§ To be done:
Every line that includes the word "matplotlib" is to be listed.

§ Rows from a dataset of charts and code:
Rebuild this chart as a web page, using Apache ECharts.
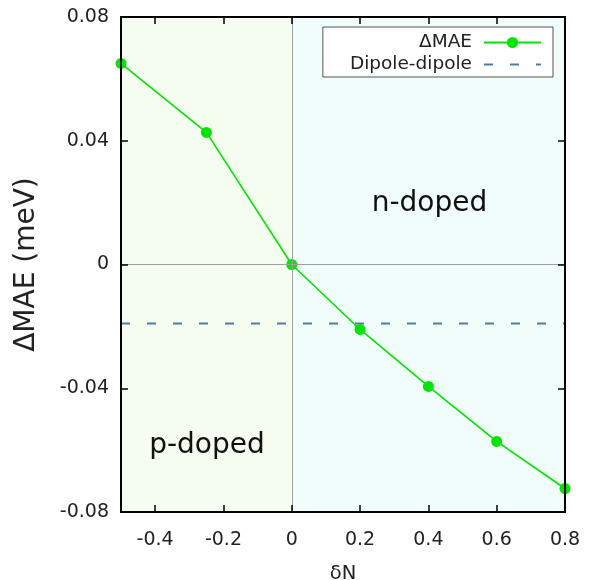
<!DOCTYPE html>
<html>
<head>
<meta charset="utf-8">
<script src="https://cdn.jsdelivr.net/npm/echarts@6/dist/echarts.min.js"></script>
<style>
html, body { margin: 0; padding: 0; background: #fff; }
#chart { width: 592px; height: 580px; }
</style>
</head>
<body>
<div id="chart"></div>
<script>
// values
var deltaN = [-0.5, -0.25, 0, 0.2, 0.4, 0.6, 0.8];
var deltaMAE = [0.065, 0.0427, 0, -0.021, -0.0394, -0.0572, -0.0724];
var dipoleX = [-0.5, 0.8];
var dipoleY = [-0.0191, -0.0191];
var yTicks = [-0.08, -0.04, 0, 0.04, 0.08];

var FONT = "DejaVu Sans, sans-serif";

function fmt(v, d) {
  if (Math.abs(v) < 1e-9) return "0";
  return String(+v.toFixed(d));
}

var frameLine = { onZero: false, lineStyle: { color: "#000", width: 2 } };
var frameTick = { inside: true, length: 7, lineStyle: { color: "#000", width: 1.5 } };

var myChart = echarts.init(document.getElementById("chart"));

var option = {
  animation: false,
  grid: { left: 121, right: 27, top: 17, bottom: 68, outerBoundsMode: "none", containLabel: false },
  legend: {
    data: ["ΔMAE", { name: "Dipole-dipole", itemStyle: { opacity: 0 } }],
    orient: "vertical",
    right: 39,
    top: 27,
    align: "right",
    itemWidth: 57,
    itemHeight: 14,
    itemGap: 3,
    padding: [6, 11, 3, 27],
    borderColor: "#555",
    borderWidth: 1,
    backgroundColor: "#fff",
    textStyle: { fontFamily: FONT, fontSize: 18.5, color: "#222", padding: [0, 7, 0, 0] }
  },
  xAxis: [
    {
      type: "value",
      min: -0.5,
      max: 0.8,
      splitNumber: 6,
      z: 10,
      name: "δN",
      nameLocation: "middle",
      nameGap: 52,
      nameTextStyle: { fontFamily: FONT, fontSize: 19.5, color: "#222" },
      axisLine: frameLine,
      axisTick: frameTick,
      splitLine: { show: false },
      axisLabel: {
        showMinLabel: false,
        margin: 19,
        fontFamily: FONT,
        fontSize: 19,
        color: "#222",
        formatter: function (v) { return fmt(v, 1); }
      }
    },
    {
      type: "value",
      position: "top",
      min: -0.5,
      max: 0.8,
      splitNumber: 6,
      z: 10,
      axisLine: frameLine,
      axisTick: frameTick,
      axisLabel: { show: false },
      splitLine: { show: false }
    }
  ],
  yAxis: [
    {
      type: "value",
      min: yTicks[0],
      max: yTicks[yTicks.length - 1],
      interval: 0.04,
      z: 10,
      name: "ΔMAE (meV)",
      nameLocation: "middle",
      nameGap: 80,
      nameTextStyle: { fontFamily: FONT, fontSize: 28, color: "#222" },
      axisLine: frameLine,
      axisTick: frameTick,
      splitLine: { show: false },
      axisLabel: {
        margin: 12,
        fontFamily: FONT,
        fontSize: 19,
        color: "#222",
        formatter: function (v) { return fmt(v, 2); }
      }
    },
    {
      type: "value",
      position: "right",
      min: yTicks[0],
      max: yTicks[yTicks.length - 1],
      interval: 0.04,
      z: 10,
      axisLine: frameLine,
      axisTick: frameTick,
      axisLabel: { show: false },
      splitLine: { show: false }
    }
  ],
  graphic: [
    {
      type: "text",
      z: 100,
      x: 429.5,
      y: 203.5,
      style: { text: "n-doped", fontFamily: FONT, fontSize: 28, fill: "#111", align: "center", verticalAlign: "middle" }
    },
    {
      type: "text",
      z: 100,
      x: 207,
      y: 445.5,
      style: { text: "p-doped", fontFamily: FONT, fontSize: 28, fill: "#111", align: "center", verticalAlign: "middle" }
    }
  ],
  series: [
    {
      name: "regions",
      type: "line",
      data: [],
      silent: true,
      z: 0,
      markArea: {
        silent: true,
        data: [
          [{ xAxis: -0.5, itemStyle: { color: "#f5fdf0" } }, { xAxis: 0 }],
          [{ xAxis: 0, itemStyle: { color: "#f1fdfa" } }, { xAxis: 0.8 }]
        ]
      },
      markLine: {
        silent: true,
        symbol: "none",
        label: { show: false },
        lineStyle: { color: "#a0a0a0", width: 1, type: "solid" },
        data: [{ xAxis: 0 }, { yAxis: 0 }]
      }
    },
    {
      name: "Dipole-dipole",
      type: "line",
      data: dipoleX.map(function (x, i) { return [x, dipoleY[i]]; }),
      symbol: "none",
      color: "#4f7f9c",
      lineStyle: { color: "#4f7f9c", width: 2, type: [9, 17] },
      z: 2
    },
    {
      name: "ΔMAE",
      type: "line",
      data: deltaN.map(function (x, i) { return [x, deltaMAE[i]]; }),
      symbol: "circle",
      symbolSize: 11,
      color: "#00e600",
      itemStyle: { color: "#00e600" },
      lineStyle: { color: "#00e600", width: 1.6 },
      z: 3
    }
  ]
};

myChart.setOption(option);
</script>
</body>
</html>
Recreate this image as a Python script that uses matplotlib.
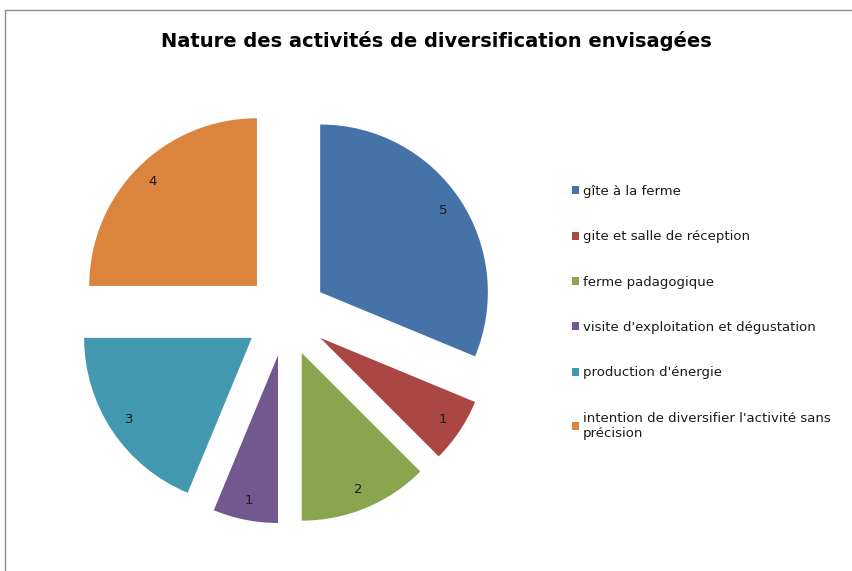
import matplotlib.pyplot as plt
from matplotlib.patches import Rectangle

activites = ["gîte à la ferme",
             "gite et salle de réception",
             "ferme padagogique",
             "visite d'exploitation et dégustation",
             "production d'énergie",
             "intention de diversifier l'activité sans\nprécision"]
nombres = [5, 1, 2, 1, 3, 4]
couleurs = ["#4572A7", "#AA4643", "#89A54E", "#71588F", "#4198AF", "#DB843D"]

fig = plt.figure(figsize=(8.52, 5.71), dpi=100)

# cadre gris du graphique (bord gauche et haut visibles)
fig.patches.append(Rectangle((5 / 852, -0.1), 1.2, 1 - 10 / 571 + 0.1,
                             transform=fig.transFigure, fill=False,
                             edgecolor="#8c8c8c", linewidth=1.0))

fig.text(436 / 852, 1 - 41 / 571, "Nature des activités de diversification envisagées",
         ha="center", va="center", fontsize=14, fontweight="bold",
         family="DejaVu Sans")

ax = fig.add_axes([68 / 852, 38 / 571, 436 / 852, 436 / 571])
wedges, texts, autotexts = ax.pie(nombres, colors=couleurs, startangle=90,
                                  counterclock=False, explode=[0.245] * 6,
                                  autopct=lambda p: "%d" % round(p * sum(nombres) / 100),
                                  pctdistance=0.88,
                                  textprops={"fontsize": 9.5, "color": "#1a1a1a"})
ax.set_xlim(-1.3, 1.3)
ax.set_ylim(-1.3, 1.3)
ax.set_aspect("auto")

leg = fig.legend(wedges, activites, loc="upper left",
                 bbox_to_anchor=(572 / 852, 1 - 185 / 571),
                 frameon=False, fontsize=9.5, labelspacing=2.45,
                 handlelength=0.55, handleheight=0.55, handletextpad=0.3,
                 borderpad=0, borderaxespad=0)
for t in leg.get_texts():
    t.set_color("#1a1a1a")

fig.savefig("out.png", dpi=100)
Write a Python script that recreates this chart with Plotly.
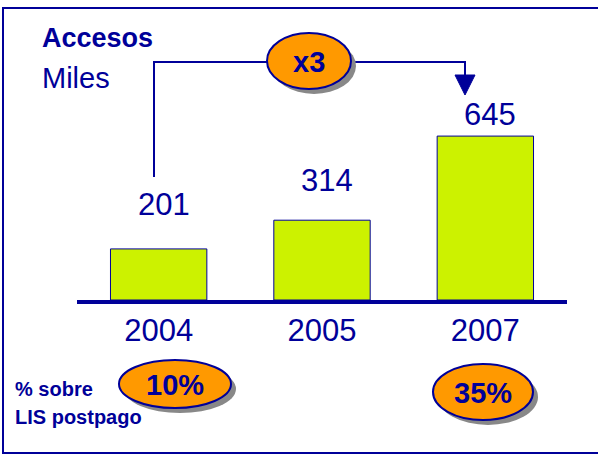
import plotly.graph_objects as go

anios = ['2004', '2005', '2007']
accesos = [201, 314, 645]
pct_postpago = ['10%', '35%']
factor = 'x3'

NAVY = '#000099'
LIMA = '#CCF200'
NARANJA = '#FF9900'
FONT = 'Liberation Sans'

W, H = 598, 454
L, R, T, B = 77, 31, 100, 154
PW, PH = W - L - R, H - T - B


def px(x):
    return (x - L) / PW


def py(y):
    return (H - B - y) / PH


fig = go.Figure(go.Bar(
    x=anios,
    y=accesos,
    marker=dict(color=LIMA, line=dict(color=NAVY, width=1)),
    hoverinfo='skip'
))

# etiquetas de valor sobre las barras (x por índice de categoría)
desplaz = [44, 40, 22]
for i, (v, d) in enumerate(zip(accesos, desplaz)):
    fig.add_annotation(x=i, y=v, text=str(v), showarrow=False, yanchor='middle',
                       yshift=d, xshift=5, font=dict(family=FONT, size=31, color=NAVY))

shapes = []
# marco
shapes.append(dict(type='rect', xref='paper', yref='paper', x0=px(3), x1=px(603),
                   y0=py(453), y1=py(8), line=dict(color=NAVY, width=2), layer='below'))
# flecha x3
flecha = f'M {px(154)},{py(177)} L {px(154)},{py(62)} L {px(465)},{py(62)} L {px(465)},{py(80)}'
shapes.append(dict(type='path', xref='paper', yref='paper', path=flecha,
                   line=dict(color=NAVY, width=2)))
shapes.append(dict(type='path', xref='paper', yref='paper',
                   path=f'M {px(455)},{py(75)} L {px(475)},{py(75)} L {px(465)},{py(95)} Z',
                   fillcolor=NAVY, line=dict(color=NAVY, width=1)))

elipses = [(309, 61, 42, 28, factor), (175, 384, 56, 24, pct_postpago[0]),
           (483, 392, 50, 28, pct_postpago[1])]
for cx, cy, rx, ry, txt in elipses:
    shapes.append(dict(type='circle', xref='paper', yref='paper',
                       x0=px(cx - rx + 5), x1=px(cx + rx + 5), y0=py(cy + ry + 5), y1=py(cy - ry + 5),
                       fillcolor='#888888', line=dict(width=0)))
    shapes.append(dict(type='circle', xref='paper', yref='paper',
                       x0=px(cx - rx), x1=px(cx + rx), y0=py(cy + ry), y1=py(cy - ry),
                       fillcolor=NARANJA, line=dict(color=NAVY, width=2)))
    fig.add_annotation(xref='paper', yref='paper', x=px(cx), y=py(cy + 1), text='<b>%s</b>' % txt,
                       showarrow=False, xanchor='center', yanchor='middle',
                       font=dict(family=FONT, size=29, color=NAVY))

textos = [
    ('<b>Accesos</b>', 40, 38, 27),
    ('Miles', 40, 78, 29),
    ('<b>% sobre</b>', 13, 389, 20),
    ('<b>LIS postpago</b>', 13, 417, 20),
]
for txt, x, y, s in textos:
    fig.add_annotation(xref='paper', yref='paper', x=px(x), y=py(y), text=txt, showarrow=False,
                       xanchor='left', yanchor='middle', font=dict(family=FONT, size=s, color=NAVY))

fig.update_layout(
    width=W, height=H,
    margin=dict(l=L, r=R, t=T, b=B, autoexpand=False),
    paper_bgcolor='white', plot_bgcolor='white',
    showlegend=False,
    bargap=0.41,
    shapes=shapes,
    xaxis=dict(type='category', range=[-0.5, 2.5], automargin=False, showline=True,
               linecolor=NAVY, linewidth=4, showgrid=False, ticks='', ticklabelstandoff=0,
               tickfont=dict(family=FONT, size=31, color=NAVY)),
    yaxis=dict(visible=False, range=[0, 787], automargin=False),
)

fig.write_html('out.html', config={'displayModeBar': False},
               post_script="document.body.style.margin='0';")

§ Answer to the exercise:
Recreate this image as a Python script that uses matplotlib.
import matplotlib.pyplot as plt
from matplotlib.patches import Rectangle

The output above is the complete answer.